Abstract : This thesis develops a model for the topological structure of situations. In this model, the topological structure of space is altered by the presence or absence of boundaries, such as those at the edge of objects. This allows the intuitive meaning of topological concepts such as region connectivity, function continuity, and preservation of topological structure to be modelled using the standard mathematical definitions. The thesis shows that these concepts are important in a wide range of artificial intelligence problems, including low-level vision, high-level vision, natural language semantics, and high-level reasoning. A formal framework for manipulating space and boundaries is developed, called cellular topology.

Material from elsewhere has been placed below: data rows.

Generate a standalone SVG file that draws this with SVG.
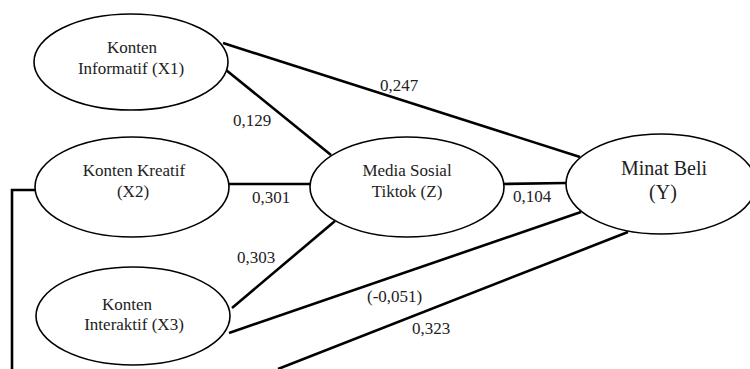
<svg xmlns="http://www.w3.org/2000/svg" width="750" height="369" viewBox="0 0 750 369">
<style>
.node ellipse{fill:#fff;stroke:#000;stroke-width:1.6}
.lbl{font-family:"Liberation Serif","Times New Roman",serif;font-size:17px;fill:#222;text-anchor:middle}
.num{font-family:"Liberation Serif","Times New Roman",serif;font-size:17px;fill:#222}
.edges line,.edges polyline{stroke:#000;stroke-width:2.6;fill:none}
</style>
<rect width="750" height="369" fill="#fff"/>
<g id="connectors" class="edges">
<line x1="223" y1="43" x2="580" y2="157"/>
<line x1="226" y1="70" x2="331" y2="155"/>
<line x1="229" y1="184" x2="311" y2="184"/>
<line x1="503" y1="184" x2="566" y2="183"/>
<line x1="232" y1="308" x2="335" y2="221"/>
<line x1="229" y1="333" x2="581" y2="212"/>
<polyline points="36,190 12,190 12,369"/>
<line x1="278" y1="369" x2="628" y2="232"/>
</g>
<g id="labels">
<text class="num" x="380" y="91">0,247</text>
<text class="num" x="233" y="126">0,129</text>
<text class="num" x="252" y="203">0,301</text>
<text class="num" x="513" y="202">0,104</text>
<text class="num" x="237" y="263">0,303</text>
<text class="num" x="367" y="302">(-0,051)</text>
<text class="num" x="412" y="334">0,323</text>
</g>
<g id="X1" class="node">
<ellipse cx="131" cy="62" rx="97" ry="48"/>
<text class="lbl" x="132" y="53">Konten</text>
<text class="lbl" x="131" y="74">Informatif (X1)</text>
</g>
<g id="X2" class="node">
<ellipse cx="132" cy="187" rx="97" ry="50"/>
<text class="lbl" x="134" y="176">Konten Kreatif</text>
<text class="lbl" x="133" y="197">(X2)</text>
</g>
<g id="X3" class="node">
<ellipse cx="133" cy="316" rx="97" ry="49"/>
<text class="lbl" x="127" y="310">Konten</text>
<text class="lbl" x="134" y="330">Interaktif (X3)</text>
</g>
<g id="Z" class="node">
<ellipse cx="407" cy="187" rx="97" ry="50"/>
<text class="lbl" x="407" y="176">Media Sosial</text>
<text class="lbl" x="407" y="197">Tiktok (Z)</text>
</g>
<g id="Y" class="node">
<ellipse cx="661" cy="184" rx="95" ry="50"/>
<text class="lbl" x="664" y="175" style="font-size:20px">Minat Beli</text>
<text class="lbl" x="663" y="199" style="font-size:20px">(Y)</text>
</g>
</svg>
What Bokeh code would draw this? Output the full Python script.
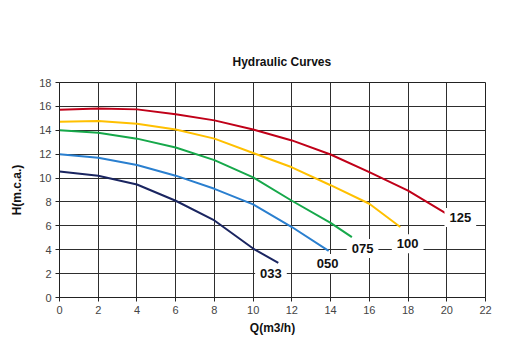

Combinatorial methods of representing the topological structure of digitized space are developed and used to develop formal models of the changes in space induced by boundaries. The cellular structure imposed on space restricts the form of representations in ways that are useful for artificial intelligence applications. The cell structure, together with descriptions of the support and error neighborhoods of functions, provides a convenient model for the scale or resolution of representations used in applications. Two algorithms were implemented for this thesis: an edge finder and a stereo matcher. The edge finder takes advantage of the topological structure of images to distinguish real features from camera noise. The stereo matcher constrains possible matches by requiring that they preserve the topological structure of the image. In informal tests, both algorithms show improvements over previous proposals. Thesis.